Menurutnya, dalam setiap proses kontestasi politik apalagi Pilkada yang digelar secara serentak ini selalu mengandung kerentanan risiko berupa gesekan antar pendukung. Kalah dan menang selalu menjadi hasil yang kadang tidak bisa disikapi secara arif dan bijak oleh para kontestan. Inilah salah faktor yang justru mendorong kerentanan di tingkat akar rumput.
“Setiap calon pemimpin pasti memiliki masa atau pengikutnya masing-masing. Kalau antara kelompok yang memiliki massa bertemu dengan kelompok yang memiliki massa bertemu ini dapat berpotensi menghasilkan kerusuhan apabila salah satu dari mereka ada yang tidak lapang dada dalam menerima kekalahan.” tutur Zuhro.
Apalagi, saat ini politik adu domba melalui hoax dan ujaran kebencian (hate speech) begitu mudah terjadi, terutama melalui media sosial. Karena itu, para pemilih harus cerdas dan dewasa dalam menyikapi hasil Pilkada. Belum lagi, bila momentum Pilkada ini dimanfaatkan kelompok-kelompok radikal yang ingin memecah belah Negara Kesatuan Republik Indonesia (NKRI).

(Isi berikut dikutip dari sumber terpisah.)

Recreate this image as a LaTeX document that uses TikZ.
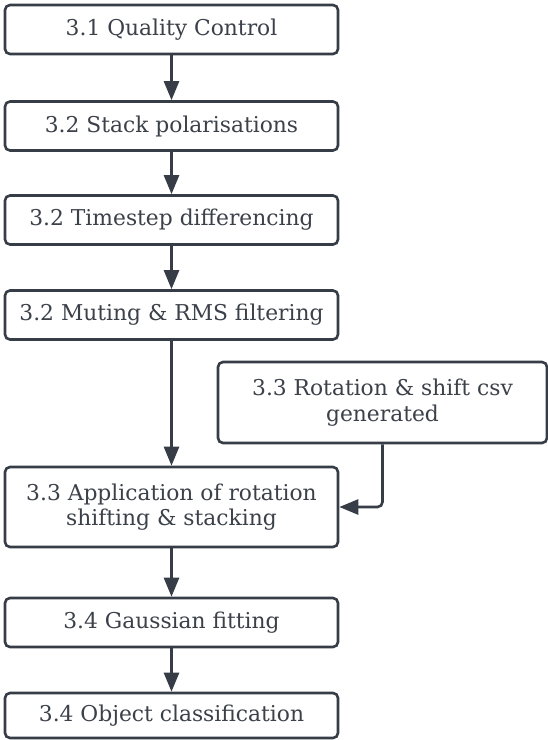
\documentclass[tikz,border=0pt]{standalone}
\usepackage{fontspec}
\setmainfont{DejaVu Serif}
\usetikzlibrary{arrows.meta}
\definecolor{ink}{HTML}{373D46}
\definecolor{txt}{HTML}{3B4049}
\tikzset{
  box/.style={draw=ink, line width=2.6pt, rounded corners=5pt, fill=white,
    text=txt, align=center, inner sep=0pt,
    font=\fontsize{21.8}{25.5}\selectfont},
  conn/.style={draw=ink, line width=2.6pt, -{Triangle[length=19pt,width=15pt]}},
}
\begin{document}
\begin{tikzpicture}[x=1pt,y=-1pt]
\useasboundingbox (0,0) rectangle (548,740);
\node[box, minimum width=333pt, minimum height=49pt] (q) at (171.5,29.5) {3.1 Quality Control};
\node[box, minimum width=333pt, minimum height=49pt] (s) at (171.5,126) {3.2 Stack polarisations};
\node[box, minimum width=333pt, minimum height=49pt] (t) at (171.5,220) {3.2 Timestep differencing};
\node[box, minimum width=333pt, minimum height=49pt] (m) at (171.5,315) {3.2 Muting \& RMS filtering};
\node[box, minimum width=329pt, minimum height=81pt] (r) at (382.5,402.5) {3.3 Rotation \& shift csv\\generated};
\node[box, minimum width=333pt, minimum height=80pt] (a) at (171.5,507) {3.3 Application of rotation\\shifting \& stacking};
\node[box, minimum width=333pt, minimum height=49pt] (g) at (171.5,622.5) {3.4 Gaussian fitting};
\node[box, minimum width=333pt, minimum height=45pt] (o) at (171.5,715.5) {3.4 Object classification};
\draw[conn] (q) -- (s);
\draw[conn] (s) -- (t);
\draw[conn] (t) -- (m);
\draw[conn] (m) -- (a);
\draw[conn, rounded corners=5pt] (r.south) |- (a.east);
\draw[conn] (a) -- (g);
\draw[conn] (g) -- (o);
\end{tikzpicture}
\end{document}
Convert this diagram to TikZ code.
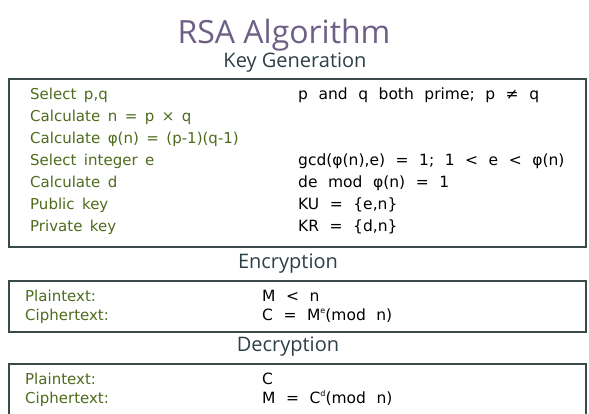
\documentclass[tikz,border=0pt]{standalone}
\usepackage{fontspec}
\setmainfont{Open Sans}
\newfontfamily\bodyfont{DejaVu Sans}
\definecolor{titlecol}{HTML}{6E5F86}
\definecolor{headcol}{HTML}{2E3F47}
\definecolor{labelcol}{HTML}{4F6B1C}
\definecolor{framecol}{HTML}{3A4A4A}
% body fonts with the wide word gaps of the lettering
\newcommand{\lblfont}{\bodyfont\fontsize{15}{15}\selectfont\spaceskip=0.5em\relax}
\newcommand{\valfont}{\bodyfont\fontsize{15.5}{15.5}\selectfont\spaceskip=0.68em\relax}
\newcommand{\supx}[1]{\raisebox{0.8ex}{\fontsize{8}{8}\selectfont #1}}
\begin{document}
\begin{tikzpicture}[x=1pt,y=-1pt,
  titletext/.style={font=\fontsize{32}{32}\selectfont, text=titlecol, inner sep=0pt},
  headtext/.style={font=\fontsize{20}{20}\selectfont, text=headcol, inner sep=0pt},
  lbl/.style={anchor=base west, font=\lblfont, text=labelcol, inner sep=0pt},
  val/.style={anchor=base west, font=\valfont, text=black, inner sep=0pt},
  panel/.style={draw=framecol, line width=1.8pt, fill=white, anchor=north west, inner sep=0pt}]
\useasboundingbox (0,0) rectangle (589,414);
\fill[white] (0,0) rectangle (589,414);
\begin{scope}
\clip (0,0) rectangle (589,414);

% headings
\node[titletext] (title) at (284,35) {RSA Algorithm};
\node[headtext] (kghead) at (295,63) {Key Generation};
\node[headtext] (enchead) at (288,264) {Encryption};
\node[headtext] (dechead) at (288,347) {Decryption};

% panels
\node[panel, minimum width=577pt, minimum height=168pt] (kgbox) at (8,78) {};
\node[panel, minimum width=577pt, minimum height=51pt] (encbox) at (8,280) {};
\node[panel, minimum width=577pt, minimum height=60pt] (decbox) at (8,363) {};

% key generation
\node[lbl] (k1) at (30,100) {Select p,q};
\node[lbl] (k2) at (30,122) {Calculate n = p × q};
\node[lbl] (k3) at (30,144) {Calculate φ(n) = (p-1)(q-1)};
\node[lbl] (k4) at (30,166) {Select integer e};
\node[lbl] (k5) at (30,188) {Calculate d};
\node[lbl] (k6) at (30,210) {Public key};
\node[lbl] (k7) at (30,232) {Private key};

\node[val] (v1) at (298,100) {p and q both prime; p ≠ q};
\node[val] (v4) at (298,166) {gcd(φ(n),e) = 1; 1 < e < φ(n)};
\node[val] (v5) at (298,188) {de mod φ(n) = 1};
\node[val] (v6) at (298,210) {KU = \{e,n\}};
\node[val] (v7) at (298,232) {KR = \{d,n\}};

% encryption
\node[lbl] (e1) at (25,301) {Plaintext:};
\node[lbl] (e2) at (25,320) {Ciphertext:};
\node[val] (ev1) at (262,301) {M < n};
\node[val] (ev2) at (262,320) {C = M\supx{e}(mod n)};

% decryption
\node[lbl] (d1) at (25,384) {Plaintext:};
\node[lbl] (d2) at (25,403) {Ciphertext:};
\node[val] (dv1) at (262,384) {C};
\node[val] (dv2) at (262,403) {M = C\supx{d}(mod n)};
\end{scope}
\end{tikzpicture}
\end{document}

Untuk itu, Zuhro berharap kepada para calon harus mempunyai tanggungjawab moral yang besar untuk mewujudkan pilkada yang mencerdaskan dan damai. Para kontestan harus menunjukkan jiwa tanding yang satria yang siap menang dan kalah. Para kontestan tidak harus berprinsip asal menang dengan menghalalkan segala cara dengan mengorbankan masyarakat bawah.
Ia menilai, tingkat kecerdasan para elit politik dan para kontestan sebenarnya akan menjadi kunci untuk membangun tingkat kecerdasan masyarakat dalam berpartisipasi dalam Pilkada. Potensi konflik horisontal pasca Pilkada justru menjadi menjadi pekerjaan rumah bagi semua pihak. Rasa ketidakpuasan dan ekspresi kekecewaan masyarakat dalam hasil pemilihan harus mampu dikelola secara positif agar tidak menjurus pada konflik horisontal yang meluas.
“Ekspresi kekecewaan ini menurut saya bukan semua dari masyarakat. Tapi rasa ketidakpuasan para calon yang tidak bisa berlapangdada menerima kekalahan dan akhirnya membawa masanya untuk berdemo. Di sini yang harus dibenahi, Indonesia butuh pemimpin dan elit politik yang bisa berbesar hati, agar keributan, apalagi dalam pemilihan ini dapat dihindari.” ungkap Zuhra.
Ia menegaskan bahwa sistem demokrasi yang ditetapkan di Indonesia mulai tahun 1998 melalui Pemilu, Pilpres, Pilkada secara langsung dari rakyat untuk rakyat ini harus bisa dipertanggungjawabkan agar dapat mewujudkan Pilkada yang damai dan berkualitas. Semua proses yang dilalui ini harus menjadi pelajaran berharga bagi bangsa ini untuk melaksanakan demokrasi yang tidak hanya berkualitas, tetapi minim konflik dan pergesekan sosial.
“Kuncinya adalah membangun rasa saling percaya dan saling menghormati sesama calon pemimpin dalam proses demokrasi agar terwujud sistem yang damai dan tenang.”tutup Zuhro.